6th vice-chancellor Federal University of Technology, Minna
- In office 2007–2012
- President: Umaru Musa Yar'Adua
- Vice President: Goodluck Jonathan
- Preceded by: Hamman Sa'ad
- Succeeded by: Musibau Adewunmi Akanji

Deputy Vice-Chancellor Federal University Lokoja
- Incumbent
- Assumed office 2020 — present

Personal details
- Born: Muhammed Salihu Audu Kogi State, Nigeria

= Muhammed S. Audu =

Nigerian academic

Muhammed Salihu Audu better known as Muhammed S. Audu is a Nigerian academic. He served as the sixth vice-chancellor of Federal University of Technology, Minna from 2007 to 2012. He is currently the deputy vice-chancellor of Federal University, Lokoja.

==Biography==
Mohammed Salihu Audu was born to Sule and Salamatu Atta Audu, who are of Ebira origin. He started his elementary education at RCM Catholic Primary School, Okene and St.
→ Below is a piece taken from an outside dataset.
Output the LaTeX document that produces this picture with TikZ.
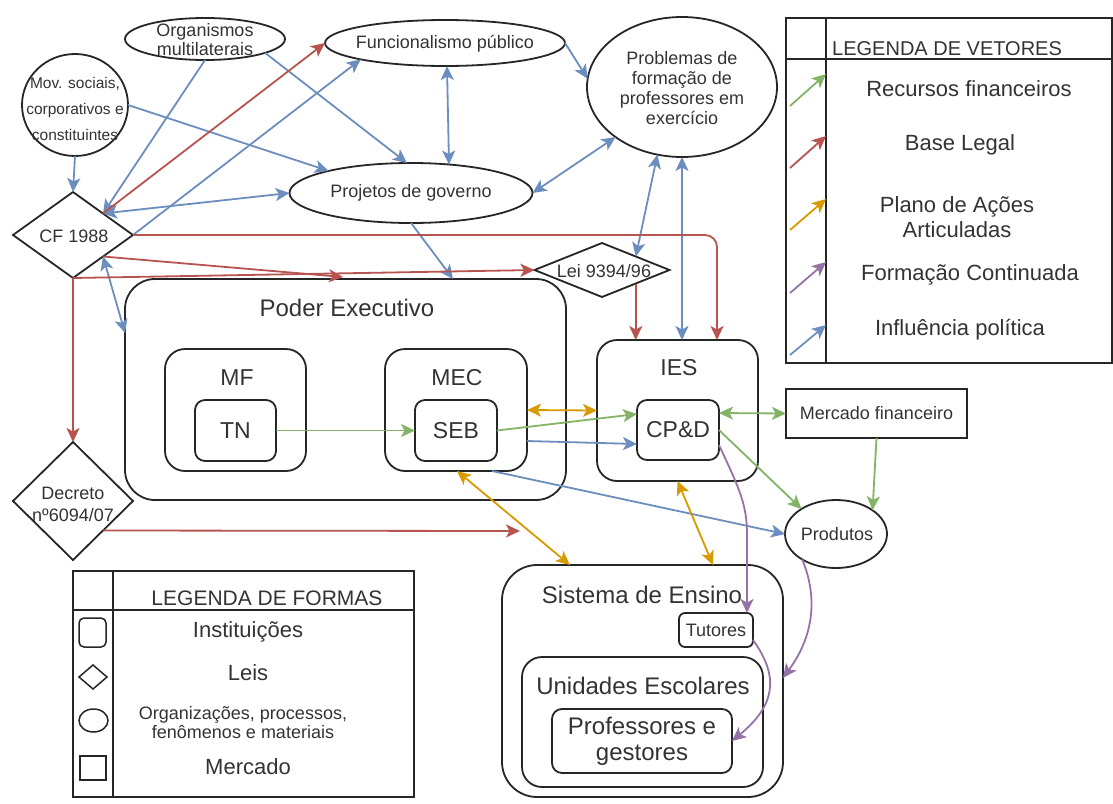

William Primary School, Ilorin. He proceeded to attend his high school at Community Secondary School, Okene and Ansarul Islam Secondary School, Ilorin. He graduated from Usman Danfodio University, Sokoto, where he obtained his BA in history, and then proceeded to obtain his MA degree in international relations from Bayero University, Kano and then his PhD from Benue State University, Makurdi.

==Work==
Mohammed Audu have worked as a teacher, researcher and is an active community development participant. He is a professor of history and international studies and currently the deputy vice chancellor of the Federal University of Lokoja.

He has published several academic journals and textbooks notably War and Peace in the 20th Century and Nigerian Peoples and Cultureand is also a member of several professional bodies.